Deriving projectile motion result

[PsychonautQQ]

Homework Statement

A gun can fire an artillery shell with a speed v_0 in any direction. Show that a shell can strike any target within the surface given by:

(gr)^2 = (v_0)^4 - (2gz)*(v_0)^2

where z is height and r is horizontal distance the target is from the gun.

Homework Equations

Some useful equations that trivially derived:

(v_0*cos(k))^2 = v_0^2 -2g*z_max

z_max = ((v_0*sin(k))^2) / 2g.

The Attempt at a Solution

I'm having problems getting anywhere near the answer. I tried playing around with the first term after substituting (r / (r^2+z^2)^1/2) for cos(k) ( can you even do this? the surface is an arc.)

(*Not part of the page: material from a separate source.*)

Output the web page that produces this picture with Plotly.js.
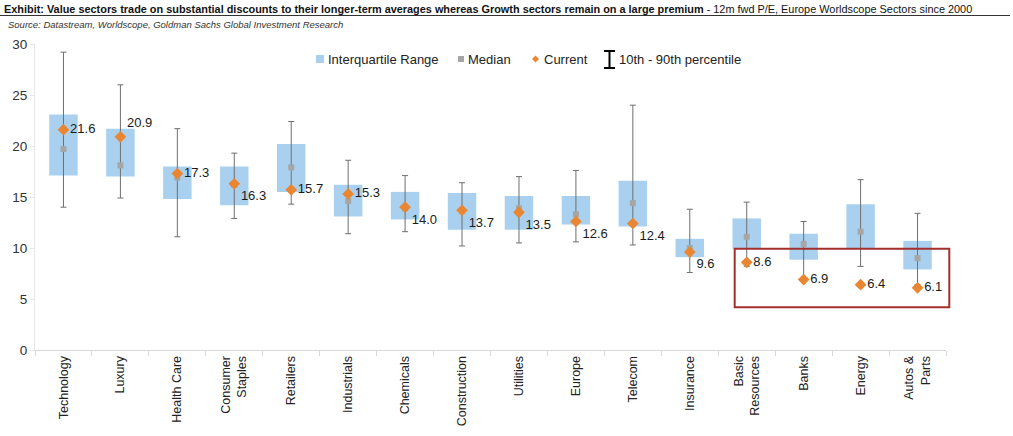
<!DOCTYPE html>
<html>
<head>
<meta charset="utf-8">
<script src="https://cdn.plot.ly/plotly-3.0.1.min.js"></script>
<style>html,body{margin:0;padding:0;background:#fff;}#chart{width:1013px;height:436px;}</style>
</head>
<body>
<div id="chart"></div>
<script>
// ---- data ----
const sectors = ["Technology","Luxury","Health Care","Consumer<br>Staples","Retailers","Industrials","Chemicals","Construction","Utilities","Europe","Telecom","Insurance","Basic<br>Resources","Banks","Energy","Autos &<br>Parts"];
const q1      = [17.1, 17.0, 14.8, 14.2, 15.5, 13.1, 12.8, 11.8, 11.8, 12.3, 12.1,  9.1,  9.9,  8.85, 10.0, 7.9];
const q3      = [23.1, 21.7, 18.0, 18.0, 20.2, 16.2, 15.5, 15.4, 15.1, 15.1, 16.6, 10.9, 12.9, 11.4, 14.3, 10.7];
const median  = [19.7, 18.1, 16.9, 16.2, 17.9, 14.6, 13.9, 13.6, 13.9, 13.3, 14.4, 10.0, 11.1, 10.4, 11.6, 9.0];
const current = [21.6, 20.9, 17.3, 16.3, 15.7, 15.3, 14.0, 13.7, 13.5, 12.6, 12.4,  9.6,  8.6,  6.9,  6.4, 6.1];
const p10     = [14.0, 14.9, 11.1, 12.9, 14.3, 11.4, 11.6, 10.2, 10.5, 10.6, 10.3,  7.6,  8.2,  7.1,  8.2, 6.4];
const p90     = [29.2, 26.0, 21.7, 19.3, 22.4, 18.6, 17.1, 16.4, 17.0, 17.6, 24.0, 13.8, 14.5, 12.6, 16.7, 13.4];
const labelPos = ["middle right","top right","middle right","bottom right","middle right","middle right","bottom right","bottom right","bottom right","bottom right","bottom right","bottom right","middle right","middle right","middle right","middle right"];
const yTicks = [0,5,10,15,20,25,30];
const legendLabels = ["Interquartile Range","Median","Current","10th - 90th percentile"];
// highlight box: value range
const boxY = [4.2, 9.93];

const FONT = "Liberation Sans, Arial, sans-serif";
const W = 1013, H = 436, ML = 35, MR = 67, MT = 44, MB = 86;
const PW = W - ML - MR, PH = H - MT - MB;
const px = v => (v - ML) / PW;          // pixel x -> paper
const py = v => (H - MB - v) / PH;      // pixel y -> paper

const traces = [
  {
    type: "bar", name: legendLabels[0],
    x: sectors, base: q1, y: q3.map((v,i)=>v-q1[i]),
    width: 0.5, marker: {color: "#a9d1ef"},
    hoverinfo: "skip"
  },
  {
    type: "scatter", mode: "markers", name: legendLabels[3],
    x: sectors, y: p10,
    marker: {size: 1, color: "rgba(0,0,0,0)"},
    error_y: {type: "data", symmetric: false, array: p90.map((v,i)=>v-p10[i]), arrayminus: p10.map(()=>0),
              color: "#6f6f6f", thickness: 1, width: 3},
    hoverinfo: "skip"
  },
  {
    type: "scatter", mode: "markers", name: legendLabels[1],
    x: sectors, y: median,
    marker: {symbol: "square", size: 6, color: "#a6a6a6"}
  },
  {
    type: "scatter", mode: "markers+text", name: legendLabels[2],
    x: sectors, y: current,
    text: current.map(v=>v.toFixed(1)), textposition: labelPos,
    textfont: {family: FONT, size: 13, color: "#1a1a1a"},
    marker: {symbol: "diamond", size: 9, color: "#ea8531"}
  }
];

// manual legend (paper coordinates)
const ly = py(59);
const legendShapes = [
  {type: "rect", xref: "paper", yref: "paper", x0: px(316), x1: px(324), y0: py(63), y1: py(55),
   fillcolor: "#a9d1ef", line: {width: 0}},
  {type: "rect", xref: "paper", yref: "paper", x0: px(458), x1: px(464), y0: py(62), y1: py(56),
   fillcolor: "#a6a6a6", line: {width: 0}},
  {type: "path", xref: "paper", yref: "paper",
   path: `M ${px(535.5)} ${py(55.5)} L ${px(539)} ${py(59)} L ${px(535.5)} ${py(62.5)} L ${px(532)} ${py(59)} Z`,
   fillcolor: "#ea8531", line: {width: 0}},
  {type: "line", xref: "paper", yref: "paper", x0: px(609.5), x1: px(609.5), y0: py(51), y1: py(68), line: {color: "#000", width: 2}},
  {type: "line", xref: "paper", yref: "paper", x0: px(604), x1: px(615), y0: py(51), y1: py(51), line: {color: "#000", width: 2}},
  {type: "line", xref: "paper", yref: "paper", x0: px(604), x1: px(615), y0: py(68), y1: py(68), line: {color: "#000", width: 2}}
];
const legendX = [326, 466, 542, 617];
const legendAnn = legendLabels.map((t,i)=>({
  xref: "paper", yref: "paper", x: px(legendX[i]), y: ly, xanchor: "left", yanchor: "middle",
  showarrow: false, text: t, font: {family: FONT, size: 13, color: "#222"}
}));

const layout = {
  width: W, height: H,
  margin: {l: ML, r: MR, t: MT, b: MB},
  paper_bgcolor: "#fff", plot_bgcolor: "#fff",
  font: {family: FONT, color: "#222", size: 12},
  showlegend: false,
  xaxis: {
    type: "category", tickangle: -90, tickson: "boundaries", ticks: "outside", ticklen: 5,
    tickcolor: "#d9d9d9", showline: true, linecolor: "#d9d9d9", linewidth: 1,
    showgrid: false, zeroline: false, range: [-0.5, 15.5],
    tickfont: {family: FONT, size: 12.5, color: "#222"}
  },
  yaxis: {
    range: [0, 30], tickvals: yTicks, ticktext: yTicks.map(String),
    showgrid: false, zeroline: false, showline: true, linecolor: "#e6e6e6",
    ticks: "outside", ticklen: 4, tickcolor: "#e6e6e6",
    tickfont: {family: FONT, size: 13.5, color: "#333"}
  },
  shapes: [
    {type: "rect", xref: "paper", yref: "y", x0: px(734.7), x1: px(949.3), y0: boxY[0], y1: boxY[1],
     line: {color: "#a3302c", width: 2}, fillcolor: "rgba(0,0,0,0)"},
    {type: "line", xref: "paper", yref: "paper", x0: px(0), x1: px(1010), y0: py(15.5), y1: py(15.5),
     line: {color: "#333", width: 1}}
  ].concat(legendShapes),
  annotations: [
    {xref: "paper", yref: "paper", x: px(2), y: py(9.5), xanchor: "left", yanchor: "middle", showarrow: false,
     text: "<b>Exhibit: Value sectors trade on substantial discounts to their longer-term averages whereas Growth sectors remain on a large premium</b> - 12m fwd P/E, Europe Worldscope Sectors since 2000",
     font: {family: FONT, size: 10.9, color: "#111"}},
    {xref: "paper", yref: "paper", x: px(6), y: py(24), xanchor: "left", yanchor: "middle", showarrow: false,
     text: "<i>Source: Datastream, Worldscope, Goldman Sachs Global Investment Research</i>",
     font: {family: FONT, size: 9.5, color: "#333"}}
  ].concat(legendAnn)
};

Plotly.newPlot("chart", traces, layout, {displayModeBar: false, staticPlot: true});
</script>
</body>
</html>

Anyone want to help guide me here?

 

[ehild]

Homework Statement

A gun can fire an artillery shell with a speed v_0 in any direction. Show that a shell can strike any target within the surface given by:

(gr)^2 = (v_0)^4 - (2gz)*(v_0)^2

where z is height and r is horizontal distance the target is from the gun.

Homework Equations

Some useful equations that trivially derived:

(v_0*cos(k))^2 = v_0^2 -2g*z_max

z_max = ((v_0*sin(k))^2) / 2g.

You need the equation of the trajectory of the shell z=f(r), not only the maximum height and maximum distance. Check "projectile motion" in your lecture notes.

 

[PsychonautQQ]

looks like I have an equation for that.
It can be trivially shown that:

z = tan(k)*x - (g / (2(vcos(k))^2)*x^2.

Do I use tan(k) = z/r
and
cos(k) = r/(r^2+z^2)^1/2
?

 

[PeroK]

Homework Statement

A gun can fire an artillery shell with a speed v_0 in any direction. Show that a shell can strike any target within the surface given by:

(gr)^2 = (v_0)^4 - (2gz)*(v_0)^2

where z is height and r is horizontal distance the target is from the gun.

Homework Equations

Some useful equations that trivially derived:

(v_0*cos(k))^2 = v_0^2 -2g*z_max

z_max = ((v_0*sin(k))^2) / 2g.

The Attempt at a Solution

I'm having problems getting anywhere near the answer. I tried playing around with the first term after substituting (r / (r^2+z^2)^1/2) for cos(k) ( can you even do this? the surface is an arc.)

Anyone want to help guide me here?

I'd start by drawing a diagram of this surface. Note that it reduces to z as a quadratic in r, so should be easy to draw.

Then you might see a simple approach to solving it.

 

[ehild]

looks like I have an equation for that.
It can be trivially shown that:

z = tan(k)*x - (g / (2(vcos(k))^2)*x^2.

Do I use tan(k) = z/r
and
cos(k) = r/(r^2+z^2)^1/2
?

k is the angle the initial velocity v makes with the horizontal. x and z or r and z are the horizontal and vertical coordinates of the target which has to be a point of the trajectory.